■ **Short exercise**: Output every line of the data exactly as it appears.

Rows from a dataset of charts and code:

______________________________

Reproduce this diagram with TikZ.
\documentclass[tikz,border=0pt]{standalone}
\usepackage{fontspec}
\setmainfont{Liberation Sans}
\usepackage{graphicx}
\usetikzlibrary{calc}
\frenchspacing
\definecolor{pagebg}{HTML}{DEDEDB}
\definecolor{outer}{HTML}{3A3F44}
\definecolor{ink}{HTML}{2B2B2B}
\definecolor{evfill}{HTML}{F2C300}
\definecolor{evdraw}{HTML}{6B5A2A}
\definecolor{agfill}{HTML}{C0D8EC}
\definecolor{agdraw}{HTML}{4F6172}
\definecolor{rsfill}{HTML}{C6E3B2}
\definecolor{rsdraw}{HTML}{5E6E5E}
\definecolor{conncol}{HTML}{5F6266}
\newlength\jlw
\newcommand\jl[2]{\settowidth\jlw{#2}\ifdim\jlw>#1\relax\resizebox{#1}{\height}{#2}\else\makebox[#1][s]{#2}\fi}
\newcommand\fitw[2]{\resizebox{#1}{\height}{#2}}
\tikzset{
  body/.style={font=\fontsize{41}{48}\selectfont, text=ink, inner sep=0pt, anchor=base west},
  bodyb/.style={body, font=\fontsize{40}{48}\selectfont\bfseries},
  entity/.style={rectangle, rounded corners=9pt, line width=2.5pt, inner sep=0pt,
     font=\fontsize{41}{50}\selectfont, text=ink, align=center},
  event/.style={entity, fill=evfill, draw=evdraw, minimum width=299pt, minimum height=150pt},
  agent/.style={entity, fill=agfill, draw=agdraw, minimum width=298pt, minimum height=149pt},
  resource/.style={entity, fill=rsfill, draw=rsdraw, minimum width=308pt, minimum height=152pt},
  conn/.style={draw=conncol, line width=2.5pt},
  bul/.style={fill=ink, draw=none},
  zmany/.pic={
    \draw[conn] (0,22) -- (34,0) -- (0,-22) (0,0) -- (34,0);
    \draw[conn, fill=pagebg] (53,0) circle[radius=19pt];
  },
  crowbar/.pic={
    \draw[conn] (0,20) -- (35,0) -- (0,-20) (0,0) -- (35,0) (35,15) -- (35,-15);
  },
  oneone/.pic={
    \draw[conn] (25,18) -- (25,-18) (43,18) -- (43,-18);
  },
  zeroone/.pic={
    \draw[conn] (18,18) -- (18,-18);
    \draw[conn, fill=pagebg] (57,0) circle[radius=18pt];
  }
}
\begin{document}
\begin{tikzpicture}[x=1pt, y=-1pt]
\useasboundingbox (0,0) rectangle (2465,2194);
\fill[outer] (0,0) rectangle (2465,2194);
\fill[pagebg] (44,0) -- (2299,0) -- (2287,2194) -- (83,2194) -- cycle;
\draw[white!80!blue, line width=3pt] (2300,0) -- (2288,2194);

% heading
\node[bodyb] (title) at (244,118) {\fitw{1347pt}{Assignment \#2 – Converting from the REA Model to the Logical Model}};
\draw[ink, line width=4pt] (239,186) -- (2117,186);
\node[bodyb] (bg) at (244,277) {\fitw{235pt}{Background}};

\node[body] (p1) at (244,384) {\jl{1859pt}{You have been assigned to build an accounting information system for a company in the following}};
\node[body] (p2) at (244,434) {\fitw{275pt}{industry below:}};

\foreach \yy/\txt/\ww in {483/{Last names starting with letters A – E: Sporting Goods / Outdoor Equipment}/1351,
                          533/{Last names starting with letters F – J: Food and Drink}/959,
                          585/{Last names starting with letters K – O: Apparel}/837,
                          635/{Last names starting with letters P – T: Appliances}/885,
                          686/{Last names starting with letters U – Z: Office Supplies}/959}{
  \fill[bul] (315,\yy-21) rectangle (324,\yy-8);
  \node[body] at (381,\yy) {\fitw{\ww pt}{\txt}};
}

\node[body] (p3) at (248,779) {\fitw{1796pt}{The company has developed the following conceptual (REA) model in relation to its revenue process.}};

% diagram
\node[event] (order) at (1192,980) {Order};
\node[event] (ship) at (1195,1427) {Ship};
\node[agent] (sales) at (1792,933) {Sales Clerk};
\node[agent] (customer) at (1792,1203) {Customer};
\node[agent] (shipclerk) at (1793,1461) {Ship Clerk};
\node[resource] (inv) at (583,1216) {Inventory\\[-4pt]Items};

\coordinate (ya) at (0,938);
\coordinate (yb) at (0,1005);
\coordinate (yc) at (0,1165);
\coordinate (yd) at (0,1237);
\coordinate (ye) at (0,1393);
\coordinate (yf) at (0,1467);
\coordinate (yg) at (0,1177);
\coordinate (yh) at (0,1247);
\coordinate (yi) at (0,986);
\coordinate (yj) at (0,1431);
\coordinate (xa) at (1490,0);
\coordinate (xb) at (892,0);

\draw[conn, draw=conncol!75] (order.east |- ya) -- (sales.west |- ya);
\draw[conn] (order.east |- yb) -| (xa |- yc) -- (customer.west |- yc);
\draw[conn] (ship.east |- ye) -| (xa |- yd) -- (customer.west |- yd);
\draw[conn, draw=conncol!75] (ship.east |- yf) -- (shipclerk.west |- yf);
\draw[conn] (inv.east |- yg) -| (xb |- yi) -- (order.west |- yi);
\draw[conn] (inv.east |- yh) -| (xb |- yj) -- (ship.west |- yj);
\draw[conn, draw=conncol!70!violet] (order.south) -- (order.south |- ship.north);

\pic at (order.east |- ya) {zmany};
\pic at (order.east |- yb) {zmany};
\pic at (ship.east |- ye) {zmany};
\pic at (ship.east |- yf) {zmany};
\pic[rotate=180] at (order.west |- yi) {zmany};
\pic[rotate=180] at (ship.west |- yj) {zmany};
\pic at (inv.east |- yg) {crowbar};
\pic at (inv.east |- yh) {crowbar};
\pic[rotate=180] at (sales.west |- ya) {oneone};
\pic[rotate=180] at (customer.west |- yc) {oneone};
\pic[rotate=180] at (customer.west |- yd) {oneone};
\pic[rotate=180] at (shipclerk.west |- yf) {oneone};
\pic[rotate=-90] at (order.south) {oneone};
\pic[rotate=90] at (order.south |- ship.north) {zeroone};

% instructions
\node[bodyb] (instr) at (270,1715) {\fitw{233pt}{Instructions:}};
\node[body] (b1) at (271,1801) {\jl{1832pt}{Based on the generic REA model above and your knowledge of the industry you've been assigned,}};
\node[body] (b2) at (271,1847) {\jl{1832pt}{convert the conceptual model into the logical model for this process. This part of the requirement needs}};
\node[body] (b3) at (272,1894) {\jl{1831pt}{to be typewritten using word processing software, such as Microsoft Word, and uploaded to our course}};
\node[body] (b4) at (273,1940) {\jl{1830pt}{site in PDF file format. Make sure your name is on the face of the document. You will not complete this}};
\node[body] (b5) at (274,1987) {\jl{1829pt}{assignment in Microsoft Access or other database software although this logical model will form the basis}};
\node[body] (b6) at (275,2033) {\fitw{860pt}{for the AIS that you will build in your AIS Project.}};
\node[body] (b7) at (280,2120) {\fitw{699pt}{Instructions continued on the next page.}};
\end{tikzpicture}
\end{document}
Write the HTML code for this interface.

______________________________

■ **The completed task**:
Reproduce this diagram with TikZ.
\documentclass[tikz,border=0pt]{standalone}
\usepackage{fontspec}
\setmainfont{Liberation Sans}
\usepackage{graphicx}
\usetikzlibrary{calc}
\frenchspacing
\definecolor{pagebg}{HTML}{DEDEDB}
\definecolor{outer}{HTML}{3A3F44}
\definecolor{ink}{HTML}{2B2B2B}
\definecolor{evfill}{HTML}{F2C300}
\definecolor{evdraw}{HTML}{6B5A2A}
\definecolor{agfill}{HTML}{C0D8EC}
\definecolor{agdraw}{HTML}{4F6172}
\definecolor{rsfill}{HTML}{C6E3B2}
\definecolor{rsdraw}{HTML}{5E6E5E}
\definecolor{conncol}{HTML}{5F6266}
\newlength\jlw
\newcommand\jl[2]{\settowidth\jlw{#2}\ifdim\jlw>#1\relax\resizebox{#1}{\height}{#2}\else\makebox[#1][s]{#2}\fi}
\newcommand\fitw[2]{\resizebox{#1}{\height}{#2}}
\tikzset{
  body/.style={font=\fontsize{41}{48}\selectfont, text=ink, inner sep=0pt, anchor=base west},
  bodyb/.style={body, font=\fontsize{40}{48}\selectfont\bfseries},
  entity/.style={rectangle, rounded corners=9pt, line width=2.5pt, inner sep=0pt,
     font=\fontsize{41}{50}\selectfont, text=ink, align=center},
  event/.style={entity, fill=evfill, draw=evdraw, minimum width=299pt, minimum height=150pt},
  agent/.style={entity, fill=agfill, draw=agdraw, minimum width=298pt, minimum height=149pt},
  resource/.style={entity, fill=rsfill, draw=rsdraw, minimum width=308pt, minimum height=152pt},
  conn/.style={draw=conncol, line width=2.5pt},
  bul/.style={fill=ink, draw=none},
  zmany/.pic={
    \draw[conn] (0,22) -- (34,0) -- (0,-22) (0,0) -- (34,0);
    \draw[conn, fill=pagebg] (53,0) circle[radius=19pt];
  },
  crowbar/.pic={
    \draw[conn] (0,20) -- (35,0) -- (0,-20) (0,0) -- (35,0) (35,15) -- (35,-15);
  },
  oneone/.pic={
    \draw[conn] (25,18) -- (25,-18) (43,18) -- (43,-18);
  },
  zeroone/.pic={
    \draw[conn] (18,18) -- (18,-18);
    \draw[conn, fill=pagebg] (57,0) circle[radius=18pt];
  }
}
\begin{document}
\begin{tikzpicture}[x=1pt, y=-1pt]
\useasboundingbox (0,0) rectangle (2465,2194);
\fill[outer] (0,0) rectangle (2465,2194);
\fill[pagebg] (44,0) -- (2299,0) -- (2287,2194) -- (83,2194) -- cycle;
\draw[white!80!blue, line width=3pt] (2300,0) -- (2288,2194);

% heading
\node[bodyb] (title) at (244,118) {\fitw{1347pt}{Assignment \#2 – Converting from the REA Model to the Logical Model}};
\draw[ink, line width=4pt] (239,186) -- (2117,186);
\node[bodyb] (bg) at (244,277) {\fitw{235pt}{Background}};

\node[body] (p1) at (244,384) {\jl{1859pt}{You have been assigned to build an accounting information system for a company in the following}};
\node[body] (p2) at (244,434) {\fitw{275pt}{industry below:}};

\foreach \yy/\txt/\ww in {483/{Last names starting with letters A – E: Sporting Goods / Outdoor Equipment}/1351,
                          533/{Last names starting with letters F – J: Food and Drink}/959,
                          585/{Last names starting with letters K – O: Apparel}/837,
                          635/{Last names starting with letters P – T: Appliances}/885,
                          686/{Last names starting with letters U – Z: Office Supplies}/959}{
  \fill[bul] (315,\yy-21) rectangle (324,\yy-8);
  \node[body] at (381,\yy) {\fitw{\ww pt}{\txt}};
}

\node[body] (p3) at (248,779) {\fitw{1796pt}{The company has developed the following conceptual (REA) model in relation to its revenue process.}};

% diagram
\node[event] (order) at (1192,980) {Order};
\node[event] (ship) at (1195,1427) {Ship};
\node[agent] (sales) at (1792,933) {Sales Clerk};
\node[agent] (customer) at (1792,1203) {Customer};
\node[agent] (shipclerk) at (1793,1461) {Ship Clerk};
\node[resource] (inv) at (583,1216) {Inventory\\[-4pt]Items};

\coordinate (ya) at (0,938);
\coordinate (yb) at (0,1005);
\coordinate (yc) at (0,1165);
\coordinate (yd) at (0,1237);
\coordinate (ye) at (0,1393);
\coordinate (yf) at (0,1467);
\coordinate (yg) at (0,1177);
\coordinate (yh) at (0,1247);
\coordinate (yi) at (0,986);
\coordinate (yj) at (0,1431);
\coordinate (xa) at (1490,0);
\coordinate (xb) at (892,0);

\draw[conn, draw=conncol!75] (order.east |- ya) -- (sales.west |- ya);
\draw[conn] (order.east |- yb) -| (xa |- yc) -- (customer.west |- yc);
\draw[conn] (ship.east |- ye) -| (xa |- yd) -- (customer.west |- yd);
\draw[conn, draw=conncol!75] (ship.east |- yf) -- (shipclerk.west |- yf);
\draw[conn] (inv.east |- yg) -| (xb |- yi) -- (order.west |- yi);
\draw[conn] (inv.east |- yh) -| (xb |- yj) -- (ship.west |- yj);
\draw[conn, draw=conncol!70!violet] (order.south) -- (order.south |- ship.north);

\pic at (order.east |- ya) {zmany};
\pic at (order.east |- yb) {zmany};
\pic at (ship.east |- ye) {zmany};
\pic at (ship.east |- yf) {zmany};
\pic[rotate=180] at (order.west |- yi) {zmany};
\pic[rotate=180] at (ship.west |- yj) {zmany};
\pic at (inv.east |- yg) {crowbar};
\pic at (inv.east |- yh) {crowbar};
\pic[rotate=180] at (sales.west |- ya) {oneone};
\pic[rotate=180] at (customer.west |- yc) {oneone};
\pic[rotate=180] at (customer.west |- yd) {oneone};
\pic[rotate=180] at (shipclerk.west |- yf) {oneone};
\pic[rotate=-90] at (order.south) {oneone};
\pic[rotate=90] at (order.south |- ship.north) {zeroone};

% instructions
\node[bodyb] (instr) at (270,1715) {\fitw{233pt}{Instructions:}};
\node[body] (b1) at (271,1801) {\jl{1832pt}{Based on the generic REA model above and your knowledge of the industry you've been assigned,}};
\node[body] (b2) at (271,1847) {\jl{1832pt}{convert the conceptual model into the logical model for this process. This part of the requirement needs}};
\node[body] (b3) at (272,1894) {\jl{1831pt}{to be typewritten using word processing software, such as Microsoft Word, and uploaded to our course}};
\node[body] (b4) at (273,1940) {\jl{1830pt}{site in PDF file format. Make sure your name is on the face of the document. You will not complete this}};
\node[body] (b5) at (274,1987) {\jl{1829pt}{assignment in Microsoft Access or other database software although this logical model will form the basis}};
\node[body] (b6) at (275,2033) {\fitw{860pt}{for the AIS that you will build in your AIS Project.}};
\node[body] (b7) at (280,2120) {\fitw{699pt}{Instructions continued on the next page.}};
\end{tikzpicture}
\end{document}
Write the HTML code for this interface.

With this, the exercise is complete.